+++ COLLECTED DATA

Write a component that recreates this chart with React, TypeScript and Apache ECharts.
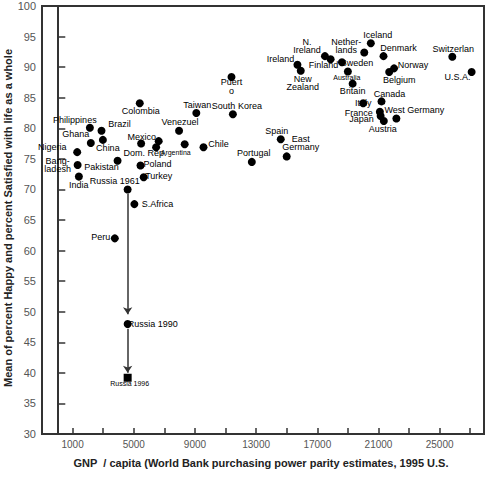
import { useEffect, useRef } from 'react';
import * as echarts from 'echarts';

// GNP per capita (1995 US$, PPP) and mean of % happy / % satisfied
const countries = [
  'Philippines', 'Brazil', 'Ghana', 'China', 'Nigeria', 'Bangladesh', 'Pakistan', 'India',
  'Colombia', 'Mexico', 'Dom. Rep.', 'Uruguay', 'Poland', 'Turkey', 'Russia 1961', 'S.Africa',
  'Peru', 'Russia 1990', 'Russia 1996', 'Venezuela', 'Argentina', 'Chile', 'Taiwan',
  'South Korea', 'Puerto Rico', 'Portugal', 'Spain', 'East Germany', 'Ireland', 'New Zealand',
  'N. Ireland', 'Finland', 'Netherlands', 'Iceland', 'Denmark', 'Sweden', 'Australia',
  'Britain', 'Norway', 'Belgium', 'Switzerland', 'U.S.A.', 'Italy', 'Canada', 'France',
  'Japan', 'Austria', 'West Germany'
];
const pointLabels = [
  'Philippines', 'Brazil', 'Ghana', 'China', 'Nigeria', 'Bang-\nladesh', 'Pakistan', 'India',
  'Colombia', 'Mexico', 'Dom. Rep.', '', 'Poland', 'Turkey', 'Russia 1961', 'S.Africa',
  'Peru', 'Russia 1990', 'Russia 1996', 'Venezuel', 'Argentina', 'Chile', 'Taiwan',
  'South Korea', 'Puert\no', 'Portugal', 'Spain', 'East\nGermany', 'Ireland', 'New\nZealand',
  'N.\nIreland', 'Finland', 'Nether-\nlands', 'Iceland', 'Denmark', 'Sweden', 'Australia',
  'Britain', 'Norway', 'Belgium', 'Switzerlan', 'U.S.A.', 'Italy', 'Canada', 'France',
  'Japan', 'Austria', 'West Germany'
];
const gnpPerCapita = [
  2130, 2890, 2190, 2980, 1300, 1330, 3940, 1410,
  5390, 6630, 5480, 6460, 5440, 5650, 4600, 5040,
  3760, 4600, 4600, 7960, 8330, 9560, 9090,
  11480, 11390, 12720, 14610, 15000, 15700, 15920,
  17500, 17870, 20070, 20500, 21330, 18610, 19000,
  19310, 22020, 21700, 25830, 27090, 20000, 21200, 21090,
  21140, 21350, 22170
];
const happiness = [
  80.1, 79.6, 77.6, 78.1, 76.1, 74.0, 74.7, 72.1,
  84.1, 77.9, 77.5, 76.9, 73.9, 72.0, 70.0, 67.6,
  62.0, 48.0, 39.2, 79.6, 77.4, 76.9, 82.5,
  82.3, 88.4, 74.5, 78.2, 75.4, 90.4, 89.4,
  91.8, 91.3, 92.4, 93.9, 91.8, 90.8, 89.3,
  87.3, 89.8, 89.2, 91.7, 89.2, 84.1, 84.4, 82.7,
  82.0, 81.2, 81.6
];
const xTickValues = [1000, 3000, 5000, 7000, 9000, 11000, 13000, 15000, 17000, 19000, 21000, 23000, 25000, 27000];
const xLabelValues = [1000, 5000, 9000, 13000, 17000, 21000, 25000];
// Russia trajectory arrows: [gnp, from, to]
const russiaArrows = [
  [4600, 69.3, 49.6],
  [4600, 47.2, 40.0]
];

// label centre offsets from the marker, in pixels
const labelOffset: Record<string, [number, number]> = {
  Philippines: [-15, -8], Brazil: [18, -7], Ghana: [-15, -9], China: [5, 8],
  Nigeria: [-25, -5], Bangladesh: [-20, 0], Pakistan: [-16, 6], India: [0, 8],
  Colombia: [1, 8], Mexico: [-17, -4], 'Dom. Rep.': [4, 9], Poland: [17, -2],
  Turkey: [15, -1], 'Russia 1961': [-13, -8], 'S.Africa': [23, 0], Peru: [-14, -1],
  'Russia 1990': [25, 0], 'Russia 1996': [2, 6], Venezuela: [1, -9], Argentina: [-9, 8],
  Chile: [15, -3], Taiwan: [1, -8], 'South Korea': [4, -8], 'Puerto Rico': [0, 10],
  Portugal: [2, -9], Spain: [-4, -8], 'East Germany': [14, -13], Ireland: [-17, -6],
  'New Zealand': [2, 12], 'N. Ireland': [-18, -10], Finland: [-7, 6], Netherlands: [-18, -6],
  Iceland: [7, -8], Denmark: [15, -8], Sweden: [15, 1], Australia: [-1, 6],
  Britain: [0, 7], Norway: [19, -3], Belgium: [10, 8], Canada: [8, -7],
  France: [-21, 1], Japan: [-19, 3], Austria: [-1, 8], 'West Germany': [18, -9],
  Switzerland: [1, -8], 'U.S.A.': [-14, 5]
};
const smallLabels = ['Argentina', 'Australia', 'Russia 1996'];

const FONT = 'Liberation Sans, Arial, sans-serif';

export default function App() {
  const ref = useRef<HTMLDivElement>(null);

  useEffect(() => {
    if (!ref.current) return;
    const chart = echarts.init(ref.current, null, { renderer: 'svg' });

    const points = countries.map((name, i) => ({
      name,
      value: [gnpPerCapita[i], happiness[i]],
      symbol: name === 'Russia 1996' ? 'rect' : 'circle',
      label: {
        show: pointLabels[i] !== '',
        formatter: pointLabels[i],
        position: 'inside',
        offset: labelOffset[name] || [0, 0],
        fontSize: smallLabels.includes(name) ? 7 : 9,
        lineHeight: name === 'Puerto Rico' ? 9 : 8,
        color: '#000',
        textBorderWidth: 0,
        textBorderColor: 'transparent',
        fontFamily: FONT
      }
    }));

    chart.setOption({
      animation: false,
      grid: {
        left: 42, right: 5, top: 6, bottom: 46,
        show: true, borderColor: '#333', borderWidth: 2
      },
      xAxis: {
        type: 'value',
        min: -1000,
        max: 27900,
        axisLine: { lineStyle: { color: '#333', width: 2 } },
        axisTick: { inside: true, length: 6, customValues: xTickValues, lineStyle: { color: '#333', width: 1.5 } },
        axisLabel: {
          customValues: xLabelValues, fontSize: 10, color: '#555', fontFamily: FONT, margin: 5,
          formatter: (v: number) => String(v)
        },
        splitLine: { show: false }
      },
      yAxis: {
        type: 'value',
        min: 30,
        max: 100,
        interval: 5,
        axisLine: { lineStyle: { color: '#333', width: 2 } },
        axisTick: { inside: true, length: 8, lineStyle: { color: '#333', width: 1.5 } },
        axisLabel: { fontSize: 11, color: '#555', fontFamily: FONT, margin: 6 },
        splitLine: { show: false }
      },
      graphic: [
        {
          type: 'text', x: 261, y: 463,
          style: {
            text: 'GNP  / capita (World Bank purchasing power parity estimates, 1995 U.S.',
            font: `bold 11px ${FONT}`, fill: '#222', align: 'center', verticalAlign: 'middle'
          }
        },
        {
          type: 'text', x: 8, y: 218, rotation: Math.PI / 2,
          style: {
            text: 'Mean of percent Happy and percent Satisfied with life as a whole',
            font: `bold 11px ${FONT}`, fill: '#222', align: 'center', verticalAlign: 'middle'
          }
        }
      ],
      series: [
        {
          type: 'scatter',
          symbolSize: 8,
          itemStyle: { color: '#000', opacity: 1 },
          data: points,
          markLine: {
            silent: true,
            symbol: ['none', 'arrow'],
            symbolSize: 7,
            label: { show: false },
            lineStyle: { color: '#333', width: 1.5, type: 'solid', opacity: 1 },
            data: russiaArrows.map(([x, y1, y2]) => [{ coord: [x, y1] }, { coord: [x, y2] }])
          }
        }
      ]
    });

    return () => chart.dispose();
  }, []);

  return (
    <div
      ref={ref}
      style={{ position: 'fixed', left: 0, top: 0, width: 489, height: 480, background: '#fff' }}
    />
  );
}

++++++

- _GIVEN PROBLEM_: Copy nothing but the lines from the top of the data down to the line containing "import * as echarts from 'echarts';", and leave the pictures out.

- _TASK RESPONSE_:
Write a component that recreates this chart with React, TypeScript and Apache ECharts.
import { useEffect, useRef } from 'react';
import * as echarts from 'echarts';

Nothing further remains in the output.